L'athéisme laisse celui qui y souscrit
dans une assez large indétermination au plan moral. Cela
n'implique pas pour autant nécessairement un désordre
des pensées ni des moeurs, n'en déplaise à ceux
qui stigmatisent les athées stupides ou licencieux; mais
cela n'implique pas non plus, il est vrai, une vie sans désordre.
En fait, tout est fonction gènes, d'environnement culturel,
historique, familial, affectif, spirituel, etc.
Mais en va‑t‑il différemment
pour les croyants?
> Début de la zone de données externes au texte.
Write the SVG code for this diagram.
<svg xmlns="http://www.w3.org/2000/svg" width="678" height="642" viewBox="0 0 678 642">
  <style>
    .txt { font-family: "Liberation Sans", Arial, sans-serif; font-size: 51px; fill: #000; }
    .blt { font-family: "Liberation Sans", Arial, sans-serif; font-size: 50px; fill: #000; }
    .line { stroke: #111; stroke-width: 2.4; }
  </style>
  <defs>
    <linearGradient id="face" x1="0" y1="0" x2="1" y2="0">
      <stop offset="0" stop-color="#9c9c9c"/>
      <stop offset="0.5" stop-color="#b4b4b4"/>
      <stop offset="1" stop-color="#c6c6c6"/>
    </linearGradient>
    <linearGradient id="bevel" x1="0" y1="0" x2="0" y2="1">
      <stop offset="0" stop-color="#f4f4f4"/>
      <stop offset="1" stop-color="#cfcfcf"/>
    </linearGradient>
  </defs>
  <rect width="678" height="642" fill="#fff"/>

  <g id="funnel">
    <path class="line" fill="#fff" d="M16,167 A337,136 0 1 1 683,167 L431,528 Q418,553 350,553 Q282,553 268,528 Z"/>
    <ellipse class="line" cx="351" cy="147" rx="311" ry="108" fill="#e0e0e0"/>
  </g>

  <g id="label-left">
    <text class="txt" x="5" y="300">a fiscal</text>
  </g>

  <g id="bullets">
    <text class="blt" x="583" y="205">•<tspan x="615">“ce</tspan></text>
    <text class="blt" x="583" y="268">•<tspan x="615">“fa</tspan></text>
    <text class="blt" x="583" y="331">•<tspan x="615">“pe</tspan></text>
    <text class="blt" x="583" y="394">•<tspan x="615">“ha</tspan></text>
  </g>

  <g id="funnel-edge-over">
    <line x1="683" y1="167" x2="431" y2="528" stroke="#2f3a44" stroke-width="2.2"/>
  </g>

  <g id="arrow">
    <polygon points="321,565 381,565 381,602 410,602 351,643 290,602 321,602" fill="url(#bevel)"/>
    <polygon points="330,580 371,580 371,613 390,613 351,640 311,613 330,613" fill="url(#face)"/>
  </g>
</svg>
Je pense, en effet, me référant
moins à un strict déterminisme qu'aux théories
du chaos (dans la mesure de ce que j'en comprends), que nos croyances
sont moins le fruit d'une démarche intellectuelle froidement
maîtrisée que la résultante d'un jeu d'interactions
complexe dont nous sommes le lieu et l'enjeu.
A l'instar du philosophe
matérialiste André Comte-Sponville,
je considère seulement que les croyants devraient se défier
d'une croyance qui répond si bien à leurs attentes,
fût-ce au prix d'une certaine exigence morale ou intellectuelle.
Le même auteur se plaît à citer Saint Augustin: "Les
hommes aiment tellement la vérité que, quoi qu'ils
croient, ils veulent que ce soit la vérité."
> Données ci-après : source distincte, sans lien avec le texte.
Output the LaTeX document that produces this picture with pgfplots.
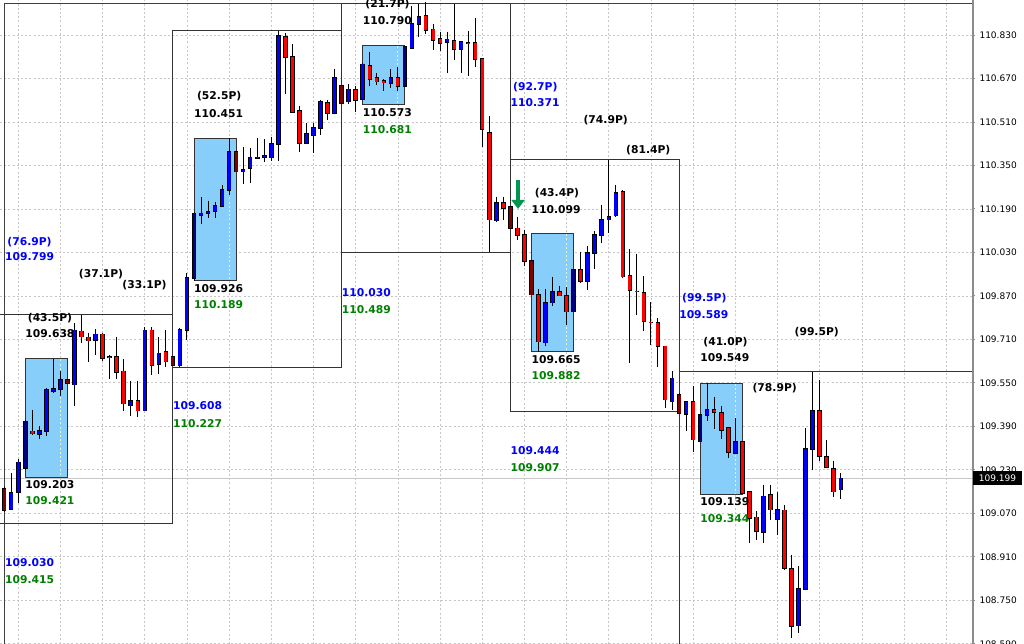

Je ne puis m'empêcher d'être heurté par
l'affirmation que tout homme qui réfléchit voit s'imposer à son
esprit l'idée simple de Dieu ou que l'idée de finitude,
liée à la mort, implique l'idée d'infini ou
d'une transcendance, d'un au‑delà. En effet, je ne
peux me résoudre à me voir comme ne sachant réfléchir,
ni manier une logique élémentaire voire comme n'étant
pas même un homme. Et je ne vois pas une évidence
mais seulement une profession de foi dans l'affirmation qu'«avec
l'idée d'homme est nécessairement donnée l'idée
de Dieu. On ne saurait les séparer et abolir l'une sans
abolir l'autre. Elles sont nouées».
Quant à croire qu'il n'y a qu'une morale
certes pas toujours bien connue ni toujours bien respectée
c'est pour moi une illusion car les morales reposent sur des valeurs
et non des faits et sont donc questions de consensus et point de
démonstration. Le fait que l'illusion que je dénonce
soit largement partagée par tous les horizons de pensée
n'en change pas le caractère.
Je pourrais encore développer d'autres
réflexions mais je choisis de me limiter et de ne plus aborder
qu'un seul point qui me tient particulièrement à coeur
: je critique cet esprit de symétrie, si souvent mis en
avant par les médias, qui voudrait qu'à l'extrémisme
des intégristes religieux corresponde l'extrémisme
des athées.
En fait, ce qu'il convient
d'opposer à l'extrémisme
religieux, c'est l'extrémisme athée, qui est l'image
inversée du premier. Mais je n'expérimente pas personnellement
un extrémisme inhérent à l'athéisme,
pas plus qu'il n'y a un extrémisme inhérent à la
religion : dès le début de mon texte, j'ai souligné que
l'athéisme était une croyance, ni plus, ni moins
que toute foi religieuse.
Ce dont l'esprit doit seulement
se garder, c'est de leur vocation à devenir une pensée systématisée,
totalisante, car alors le risque grandit de les voir développer
un intégrisme. Le garde‑fou de l'athéisme c'est
la ou plutôt les morales laïques, fondées sur
le respect de l'altérité et de la pluralité,
mais les analyser systématiquement serait l'objet d'une
autre réflexion et pourquoi pas d'un autre texte.